China and the United States are playing a major role in preventing global oil prices from rising even further as markets struggle with one of the largest supply disruptions in history.
According to the International Energy Agency, nearly 10 million barrels per day of oil exports from the Persian Gulf have been disrupted due to Iran’s blockade of the Strait of Hormuz.
The disruption represents roughly 10% of total global oil consumption, making it one of the most significant energy supply shocks ever recorded.
Despite the massive loss in supply, global crude oil prices have remained relatively contained compared to previous geopolitical crises.
International benchmark Brent crude recently traded just above $100 per barrel, a level analysts say is surprisingly moderate considering the scale of the disruption.
During smaller supply crises — including the aftermath of Russia’s invasion of Ukraine in 2022 — oil prices surged much more aggressively.
Experts believe one key reason prices have not skyrocketed is the influence of China and the United States on global energy markets.

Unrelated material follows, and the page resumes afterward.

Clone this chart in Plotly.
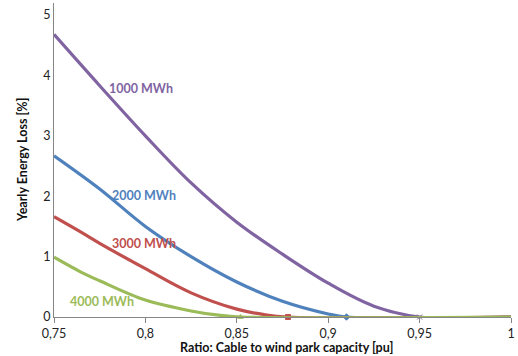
import plotly.graph_objects as go

# ---- data ----
x_1000 = [0.75, 0.775, 0.80, 0.825, 0.85, 0.875, 0.90, 0.925, 0.95, 1.0]
y_1000 = [4.68, 3.83, 3.00, 2.22, 1.57, 1.04, 0.56, 0.18, 0.0, 0.0]

x_2000 = [0.75, 0.775, 0.80, 0.825, 0.85, 0.875, 0.90, 0.91, 1.0]
y_2000 = [2.67, 2.12, 1.50, 1.00, 0.58, 0.26, 0.05, 0.0, 0.0]

x_3000 = [0.75, 0.765, 0.775, 0.80, 0.825, 0.85, 0.865, 0.878, 1.0]
y_3000 = [1.66, 1.40, 1.22, 0.80, 0.40, 0.13, 0.04, 0.0, 0.0]

x_4000 = [0.75, 0.765, 0.775, 0.80, 0.825, 0.84, 0.852, 1.0]
y_4000 = [0.99, 0.74, 0.60, 0.28, 0.10, 0.03, 0.0, 0.0]

series_names = ["1000 MWh", "2000 MWh", "3000 MWh", "4000 MWh"]
label_x = [0.7975, 0.7995, 0.799, 0.7765]
label_y = [3.79, 2.02, 1.21, 0.25]

x_tickvals = [0.75, 0.8, 0.85, 0.9, 0.95, 1.0]
x_ticktext = ["0,75", "0,8", "0,85", "0,9", "0,95", "1"]
y_tickvals = [0, 1, 2, 3, 4, 5]

colors = ["#8064A2", "#4F81BD", "#C0504D", "#9BBB59"]
symbols = ["x-thin", "diamond", "square", "triangle-up"]

xs = [x_1000, x_2000, x_3000, x_4000]
ys = [y_1000, y_2000, y_3000, y_4000]

fig = go.Figure()
for name, x, y, c, s in zip(series_names, xs, ys, colors, symbols):
    fig.add_trace(go.Scatter(x=x, y=y, mode="lines", name=name,
                             line=dict(color=c, width=3.2, shape="spline", smoothing=1.0),
                             cliponaxis=False, showlegend=False, hoverinfo="skip"))
    # marker where the series first reaches zero
    zi = y.index(0.0)
    fig.add_trace(go.Scatter(x=[x[zi]], y=[y[zi]], mode="markers",
                             marker=dict(symbol=s, size=5, color=c,
                                         line=dict(color=c, width=1)),
                             cliponaxis=False, showlegend=False, hoverinfo="skip"))

for name, lx, ly, c in zip(series_names, label_x, label_y, colors):
    fig.add_annotation(x=lx, y=ly, text="<b>%s</b>" % name, showarrow=False,
                       font=dict(family="Lato", size=12.5, color=c))

L, R, T, B = 54, 7, 3, 39
W, H = 518, 356
pw, ph = W - L - R, H - T - B

# axis titles (pixel centres converted to paper coords)
fig.add_annotation(x=(286 - L) / pw, y=(H - B - 347.5) / ph, xref="paper", yref="paper",
                   xanchor="center", yanchor="middle", showarrow=False,
                   text="<b>Ratio: Cable to wind park capacity [pu]</b>",
                   font=dict(size=12.5, color="#111111"))
fig.add_annotation(x=(22 - L) / pw, y=(H - B - 160) / ph, xref="paper", yref="paper",
                   xanchor="center", yanchor="middle", showarrow=False,
                   text="<b>Yearly Energy Loss [%]</b>", textangle=-90,
                   font=dict(size=12.5, color="#111111"))

fig.update_layout(
    width=W, height=H,
    margin=dict(l=L, r=R, t=T, b=B),
    plot_bgcolor="white", paper_bgcolor="white",
    font=dict(family="Lato", size=12.5, color="#222222"),
)
fig.update_xaxes(range=[0.75, 1.0], tickvals=x_tickvals, ticktext=x_ticktext,
                 showgrid=False, zeroline=False, showline=True, linecolor="#868686",
                 linewidth=1, ticks="outside", ticklen=5, tickcolor="#868686",
                 automargin=False)
fig.update_yaxes(range=[0, 5.2], tickvals=y_tickvals, showgrid=False, zeroline=False,
                 showline=True, linecolor="#868686", linewidth=1, ticks="",
                 automargin=False)

fig.write_html("out.html", config={"displayModeBar": False},
               post_script="document.body.style.margin='0';document.body.style.overflow='hidden';")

China remains the world’s largest importer of crude oil and has reportedly adjusted purchasing strategies and reserves to help stabilize demand pressures.
Meanwhile, the United States, now the world’s largest oil producer, has increased exports and maintained strong production levels to offset part of the Middle Eastern supply shortfall.
American energy companies have continued shipping large volumes of oil to global markets, helping reduce fears of immediate shortages.
Analysts say coordinated market behavior from the two economic superpowers has helped calm investor panic and prevent more extreme price spikes.
The Strait of Hormuz remains one of the world’s most critical shipping routes, with a large portion of global oil exports normally passing through the narrow waterway.
Iran’s blockade has intensified concerns about energy security, shipping disruptions, and broader geopolitical instability in the Middle East.
Energy traders and governments are now closely monitoring whether diplomatic efforts can reopen shipping routes and restore stable oil flows in the coming weeks.
If disruptions continue for an extended period, economists warn that higher fuel prices could eventually increase inflationary pressures and slow global economic growth.